The Headstrong Historian by Chimamanda Ngozi Adichie, 2008

The magic trick:

A huge narrative momentum shift near the end – not through plot but through awareness

Great story. This one follows an almost relentlessly linear path for most of the text. We get the story of Nwamgba, a woman in southern Nigeria just as white Englishmen start showing up with imperial designs. She marries. She struggles to have a baby before finally having a son. She wants very badly for her son to succeed. She very much mistrusts her now-dead husband’s cousins. The story covers lots of ground and many years in a focused biographical kind of flow. As Nwamgba grows older, it seems her entire way of life will be forgotten as English/Christian culture becomes more and more present.

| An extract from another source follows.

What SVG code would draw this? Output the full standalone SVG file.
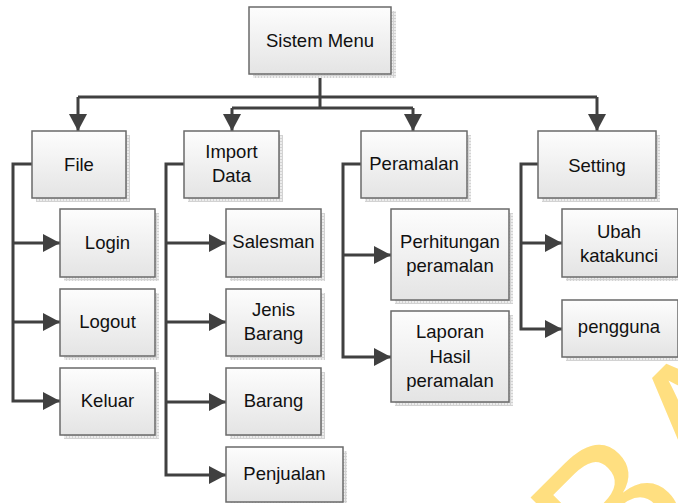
<svg xmlns="http://www.w3.org/2000/svg" width="678" height="503" viewBox="0 0 678 503">
  <defs>
    <linearGradient id="boxFill" x1="0" y1="0" x2="0" y2="1">
      <stop offset="0" stop-color="#fdfdfd"/>
      <stop offset="1" stop-color="#e4e4e4"/>
    </linearGradient>
    <pattern id="shadowGrid" width="3" height="3" patternUnits="userSpaceOnUse">
      <rect width="3" height="3" fill="#ececec"/>
      <path d="M0,0.5 H3 M0.5,0 V3" stroke="#d2d2d2" stroke-width="1"/>
    </pattern>
    <marker id="arrow" markerUnits="userSpaceOnUse" markerWidth="17" markerHeight="18" refX="17" refY="9" orient="auto">
      <path d="M0,0 L17,9 L0,18 Z" fill="#404040"/>
    </marker>
  </defs>
  <style>
    .shadow { fill: url(#shadowGrid); }
    .box { fill: url(#boxFill); stroke: #6a6a6a; stroke-width: 1.5; }
    .label { font-family: "Liberation Sans", Arial, sans-serif; font-size: 18.5px; fill: #111; text-anchor: middle; }
    .wire { fill: none; stroke: #404040; stroke-width: 3; }
    .watermark { font-family: "Liberation Sans", Arial, sans-serif; font-size: 190px; fill: #ffdf80; }
  </style>

  <rect width="678" height="503" fill="#ffffff"/>

  <!-- watermark lettering in the lower right corner -->
  <g id="watermark">
    <text class="watermark" x="0" y="0" transform="translate(612,601) rotate(-45)">B</text>
    <text class="watermark" x="0" y="0" transform="translate(706.6,508.4) rotate(-45)">A</text>
  </g>

  <!-- connectors -->
  <g id="connectors">
    <path class="wire" d="M320,74 V108"/>
    <path class="wire" d="M78,97 H597"/>
    <path class="wire" d="M232,108 H413"/>
    <path class="wire" d="M78,97 V131" marker-end="url(#arrow)"/>
    <path class="wire" d="M597,97 V131" marker-end="url(#arrow)"/>
    <path class="wire" d="M232,108 V131" marker-end="url(#arrow)"/>
    <path class="wire" d="M413,108 V131" marker-end="url(#arrow)"/>

    <!-- File branch -->
    <path class="wire" d="M32,164 H13 V401 H60" marker-end="url(#arrow)"/>
    <path class="wire" d="M13,243 H60" marker-end="url(#arrow)"/>
    <path class="wire" d="M13,322 H60" marker-end="url(#arrow)"/>

    <!-- Import Data branch -->
    <path class="wire" d="M184,164 H166 V475 H226" marker-end="url(#arrow)"/>
    <path class="wire" d="M166,243 H226" marker-end="url(#arrow)"/>
    <path class="wire" d="M166,322 H226" marker-end="url(#arrow)"/>
    <path class="wire" d="M166,402 H226" marker-end="url(#arrow)"/>

    <!-- Peramalan branch -->
    <path class="wire" d="M361,164 H343 V357 H391" marker-end="url(#arrow)"/>
    <path class="wire" d="M343,255 H391" marker-end="url(#arrow)"/>

    <!-- Setting branch -->
    <path class="wire" d="M538,164 H521 V329 H562" marker-end="url(#arrow)"/>
    <path class="wire" d="M521,243 H562" marker-end="url(#arrow)"/>
  </g>

  <!-- nodes -->
  <g id="sistem-menu">
    <rect class="shadow" x="253" y="11" width="143" height="67"/>
    <rect class="box" x="249" y="7" width="142" height="67"/>
    <text class="label" x="320" y="47">Sistem Menu</text>
  </g>

  <g id="file">
    <rect class="shadow" x="36" y="135" width="94" height="67"/>
    <rect class="box" x="32" y="131" width="94" height="67"/>
    <text class="label" x="79" y="171">File</text>
  </g>
  <g id="login">
    <rect class="shadow" x="64" y="213" width="95" height="68"/>
    <rect class="box" x="60" y="209" width="95" height="68"/>
    <text class="label" x="107.5" y="249">Login</text>
  </g>
  <g id="logout">
    <rect class="shadow" x="64" y="293" width="95" height="67"/>
    <rect class="box" x="60" y="289" width="95" height="67"/>
    <text class="label" x="107.5" y="328">Logout</text>
  </g>
  <g id="keluar">
    <rect class="shadow" x="64" y="372" width="95" height="67"/>
    <rect class="box" x="60" y="368" width="95" height="67"/>
    <text class="label" x="107.5" y="407">Keluar</text>
  </g>

  <g id="import-data">
    <rect class="shadow" x="188" y="135" width="95" height="67"/>
    <rect class="box" x="184" y="131" width="95" height="67"/>
    <text class="label" x="231.5" y="158">Import</text>
    <text class="label" x="231.5" y="182">Data</text>
  </g>
  <g id="salesman">
    <rect class="shadow" x="230" y="213" width="95" height="68"/>
    <rect class="box" x="226" y="209" width="95" height="68"/>
    <text class="label" x="273.5" y="248">Salesman</text>
  </g>
  <g id="jenis-barang">
    <rect class="shadow" x="230" y="293" width="95" height="67"/>
    <rect class="box" x="226" y="289" width="95" height="67"/>
    <text class="label" x="273.5" y="316">Jenis</text>
    <text class="label" x="273.5" y="340">Barang</text>
  </g>
  <g id="barang">
    <rect class="shadow" x="230" y="372" width="95" height="67"/>
    <rect class="box" x="226" y="368" width="95" height="67"/>
    <text class="label" x="273.5" y="407">Barang</text>
  </g>
  <g id="penjualan">
    <rect class="shadow" x="230" y="451" width="117" height="56"/>
    <rect class="box" x="226" y="447" width="117" height="55"/>
    <text class="label" x="284.5" y="480">Penjualan</text>
  </g>

  <g id="peramalan">
    <rect class="shadow" x="365" y="135" width="106" height="67"/>
    <rect class="box" x="361" y="131" width="106" height="67"/>
    <text class="label" x="414" y="170">Peramalan</text>
  </g>
  <g id="perhitungan-peramalan">
    <rect class="shadow" x="395" y="213" width="118" height="91"/>
    <rect class="box" x="391" y="209" width="118" height="91"/>
    <text class="label" x="450" y="248">Perhitungan</text>
    <text class="label" x="450" y="272">peramalan</text>
  </g>
  <g id="laporan-hasil-peramalan">
    <rect class="shadow" x="395" y="315" width="118" height="91"/>
    <rect class="box" x="391" y="311" width="118" height="91"/>
    <text class="label" x="450" y="338">Laporan</text>
    <text class="label" x="450" y="363">Hasil</text>
    <text class="label" x="450" y="387">peramalan</text>
  </g>

  <g id="setting">
    <rect class="shadow" x="542" y="135" width="118" height="67"/>
    <rect class="box" x="538" y="131" width="118" height="67"/>
    <text class="label" x="597" y="172">Setting</text>
  </g>
  <g id="ubah-katakunci">
    <rect class="shadow" x="566" y="213" width="116" height="68"/>
    <rect class="box" x="562" y="209" width="116" height="68"/>
    <text class="label" x="619" y="238">Ubah</text>
    <text class="label" x="619" y="262">katakunci</text>
  </g>
  <g id="pengguna">
    <rect class="shadow" x="566" y="304" width="116" height="57"/>
    <rect class="box" x="562" y="300" width="116" height="57"/>
    <text class="label" x="619" y="333">pengguna</text>
  </g>
</svg>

Then suddenly, as we near the end, things change quite suddenly. It’s a remarkable momentum shift, in the form of Nwamgba’s granddaughter. It feels triumphant, joyous even.

And that’s quite a trick on Adichie’s part.

The selection:

To pay her bride price, Obierika came with two maternal cousins, Okafo and Okoye, who were like brothers to him. Nwamgba loathed them at first sight. She saw a grasping envy in their eyes that afternoon, as they drank palm wine in her father’s obi; and in the following years—years in which Obierika took titles and widened his compound and sold his yams to strangers from afar—she saw their envy blacken. But she tolerated them, because they mattered to Obierika, because he pretended not to notice that they didn’t work but came to him for yams and chickens, because he wanted to imagine that he had brothers.